— START —

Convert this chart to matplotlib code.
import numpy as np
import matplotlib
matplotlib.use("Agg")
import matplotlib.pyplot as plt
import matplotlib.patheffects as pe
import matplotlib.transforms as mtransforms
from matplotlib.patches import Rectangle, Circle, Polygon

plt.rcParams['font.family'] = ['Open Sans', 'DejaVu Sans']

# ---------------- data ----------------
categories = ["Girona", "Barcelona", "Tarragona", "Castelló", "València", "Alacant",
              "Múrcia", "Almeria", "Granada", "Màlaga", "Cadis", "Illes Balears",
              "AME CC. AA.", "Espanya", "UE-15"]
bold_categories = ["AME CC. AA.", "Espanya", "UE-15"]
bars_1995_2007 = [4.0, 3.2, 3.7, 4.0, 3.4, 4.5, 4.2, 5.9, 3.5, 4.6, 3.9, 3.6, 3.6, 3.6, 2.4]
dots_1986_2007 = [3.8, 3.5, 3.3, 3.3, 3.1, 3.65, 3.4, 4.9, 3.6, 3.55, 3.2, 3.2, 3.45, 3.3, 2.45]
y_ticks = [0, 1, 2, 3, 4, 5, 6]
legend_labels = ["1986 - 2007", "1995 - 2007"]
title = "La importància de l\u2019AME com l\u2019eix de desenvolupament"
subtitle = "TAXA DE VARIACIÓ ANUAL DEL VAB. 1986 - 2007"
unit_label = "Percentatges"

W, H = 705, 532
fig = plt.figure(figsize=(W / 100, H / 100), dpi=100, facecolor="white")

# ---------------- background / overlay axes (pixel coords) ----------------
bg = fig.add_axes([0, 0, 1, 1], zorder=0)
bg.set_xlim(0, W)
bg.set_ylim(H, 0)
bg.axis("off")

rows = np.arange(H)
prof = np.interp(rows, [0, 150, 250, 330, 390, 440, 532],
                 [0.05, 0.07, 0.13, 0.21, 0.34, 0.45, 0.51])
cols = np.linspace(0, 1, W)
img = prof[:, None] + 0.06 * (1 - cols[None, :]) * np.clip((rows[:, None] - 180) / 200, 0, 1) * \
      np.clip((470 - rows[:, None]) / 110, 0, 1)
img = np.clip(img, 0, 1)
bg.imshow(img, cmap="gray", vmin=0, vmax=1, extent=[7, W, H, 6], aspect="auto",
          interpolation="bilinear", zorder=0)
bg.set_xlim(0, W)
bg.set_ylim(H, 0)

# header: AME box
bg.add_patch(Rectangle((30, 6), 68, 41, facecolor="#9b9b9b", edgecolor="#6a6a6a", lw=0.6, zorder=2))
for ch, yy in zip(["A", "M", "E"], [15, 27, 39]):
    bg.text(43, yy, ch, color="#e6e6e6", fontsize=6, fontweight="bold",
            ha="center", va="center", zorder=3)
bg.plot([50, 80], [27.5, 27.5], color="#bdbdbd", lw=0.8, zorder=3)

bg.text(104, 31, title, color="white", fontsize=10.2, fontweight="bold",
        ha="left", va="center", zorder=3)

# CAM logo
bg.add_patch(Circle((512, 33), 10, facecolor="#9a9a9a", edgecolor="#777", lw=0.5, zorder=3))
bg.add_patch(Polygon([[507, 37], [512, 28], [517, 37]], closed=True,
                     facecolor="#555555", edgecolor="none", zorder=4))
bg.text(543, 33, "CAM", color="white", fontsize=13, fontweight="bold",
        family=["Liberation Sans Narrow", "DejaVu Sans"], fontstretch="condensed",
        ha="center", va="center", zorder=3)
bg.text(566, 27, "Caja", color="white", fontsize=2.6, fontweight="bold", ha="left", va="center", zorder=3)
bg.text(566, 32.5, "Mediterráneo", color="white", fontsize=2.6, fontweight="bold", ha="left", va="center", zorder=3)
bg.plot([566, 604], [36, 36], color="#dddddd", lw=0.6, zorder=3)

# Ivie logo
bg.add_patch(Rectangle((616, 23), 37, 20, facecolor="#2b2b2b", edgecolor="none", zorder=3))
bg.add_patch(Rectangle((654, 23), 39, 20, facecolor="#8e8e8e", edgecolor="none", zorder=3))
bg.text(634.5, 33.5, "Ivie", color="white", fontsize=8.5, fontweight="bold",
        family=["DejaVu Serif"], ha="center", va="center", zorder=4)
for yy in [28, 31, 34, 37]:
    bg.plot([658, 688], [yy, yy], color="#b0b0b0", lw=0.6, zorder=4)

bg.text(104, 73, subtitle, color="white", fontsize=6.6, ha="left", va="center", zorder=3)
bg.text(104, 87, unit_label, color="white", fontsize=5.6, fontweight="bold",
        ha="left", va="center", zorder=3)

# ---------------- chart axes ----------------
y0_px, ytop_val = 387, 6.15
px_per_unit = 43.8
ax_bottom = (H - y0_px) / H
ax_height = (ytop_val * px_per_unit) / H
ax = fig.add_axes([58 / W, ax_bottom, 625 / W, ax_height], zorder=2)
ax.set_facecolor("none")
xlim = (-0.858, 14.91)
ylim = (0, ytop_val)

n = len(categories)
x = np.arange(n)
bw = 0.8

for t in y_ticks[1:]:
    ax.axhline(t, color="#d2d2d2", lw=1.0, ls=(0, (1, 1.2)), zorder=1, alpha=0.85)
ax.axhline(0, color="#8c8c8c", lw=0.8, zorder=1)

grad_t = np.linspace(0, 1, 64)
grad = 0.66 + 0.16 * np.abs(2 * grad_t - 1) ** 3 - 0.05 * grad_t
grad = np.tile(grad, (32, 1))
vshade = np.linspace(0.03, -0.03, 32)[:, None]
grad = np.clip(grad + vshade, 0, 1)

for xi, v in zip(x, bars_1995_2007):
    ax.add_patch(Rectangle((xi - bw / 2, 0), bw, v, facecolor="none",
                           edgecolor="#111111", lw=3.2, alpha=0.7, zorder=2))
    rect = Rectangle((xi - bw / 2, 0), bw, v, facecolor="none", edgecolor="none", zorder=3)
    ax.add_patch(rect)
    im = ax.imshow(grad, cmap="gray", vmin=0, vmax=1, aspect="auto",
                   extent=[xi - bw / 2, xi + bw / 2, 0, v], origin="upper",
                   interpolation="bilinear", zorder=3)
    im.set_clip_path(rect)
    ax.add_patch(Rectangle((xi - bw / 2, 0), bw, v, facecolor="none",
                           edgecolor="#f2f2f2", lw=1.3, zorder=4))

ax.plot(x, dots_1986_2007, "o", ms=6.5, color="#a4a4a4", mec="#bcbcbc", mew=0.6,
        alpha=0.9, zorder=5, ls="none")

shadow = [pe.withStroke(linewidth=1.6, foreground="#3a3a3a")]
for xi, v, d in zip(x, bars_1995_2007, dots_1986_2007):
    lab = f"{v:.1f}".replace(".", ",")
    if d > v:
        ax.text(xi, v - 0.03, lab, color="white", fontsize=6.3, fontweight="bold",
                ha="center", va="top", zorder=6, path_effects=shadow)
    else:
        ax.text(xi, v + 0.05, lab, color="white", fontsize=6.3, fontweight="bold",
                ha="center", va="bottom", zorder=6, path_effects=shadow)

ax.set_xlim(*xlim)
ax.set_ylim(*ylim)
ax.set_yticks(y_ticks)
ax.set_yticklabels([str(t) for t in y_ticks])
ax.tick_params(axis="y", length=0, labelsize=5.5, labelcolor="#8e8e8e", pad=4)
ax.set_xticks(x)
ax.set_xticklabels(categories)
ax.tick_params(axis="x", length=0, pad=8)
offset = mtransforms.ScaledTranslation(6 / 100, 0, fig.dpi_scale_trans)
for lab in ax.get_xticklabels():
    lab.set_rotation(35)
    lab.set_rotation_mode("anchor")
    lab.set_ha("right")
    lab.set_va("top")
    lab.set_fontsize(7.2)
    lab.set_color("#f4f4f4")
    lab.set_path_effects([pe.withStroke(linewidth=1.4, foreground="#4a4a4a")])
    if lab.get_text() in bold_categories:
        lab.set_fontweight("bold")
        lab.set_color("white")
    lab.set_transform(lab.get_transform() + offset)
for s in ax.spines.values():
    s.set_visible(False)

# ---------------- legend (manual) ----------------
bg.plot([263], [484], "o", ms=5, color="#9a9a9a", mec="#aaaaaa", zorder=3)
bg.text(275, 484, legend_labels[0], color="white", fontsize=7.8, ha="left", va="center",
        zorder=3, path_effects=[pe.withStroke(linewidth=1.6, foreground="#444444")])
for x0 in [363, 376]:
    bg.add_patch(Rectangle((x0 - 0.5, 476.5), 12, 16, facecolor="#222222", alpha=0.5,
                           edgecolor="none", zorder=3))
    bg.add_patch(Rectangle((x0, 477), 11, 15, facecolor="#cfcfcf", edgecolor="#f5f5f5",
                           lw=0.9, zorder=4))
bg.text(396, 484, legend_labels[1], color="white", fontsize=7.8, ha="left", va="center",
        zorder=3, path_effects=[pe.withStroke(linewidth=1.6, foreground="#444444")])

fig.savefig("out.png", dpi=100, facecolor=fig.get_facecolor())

— END —

**Given task**
From the top of the listing above, restate each line word for word up to and including the line with "plt.rcParams['font.family'] = ['Open"; add nothing else.

**Task output**
Convert this chart to matplotlib code.
import numpy as np
import matplotlib
matplotlib.use("Agg")
import matplotlib.pyplot as plt
import matplotlib.patheffects as pe
import matplotlib.transforms as mtransforms
from matplotlib.patches import Rectangle, Circle, Polygon

plt.rcParams['font.family'] = ['Open Sans', 'DejaVu Sans']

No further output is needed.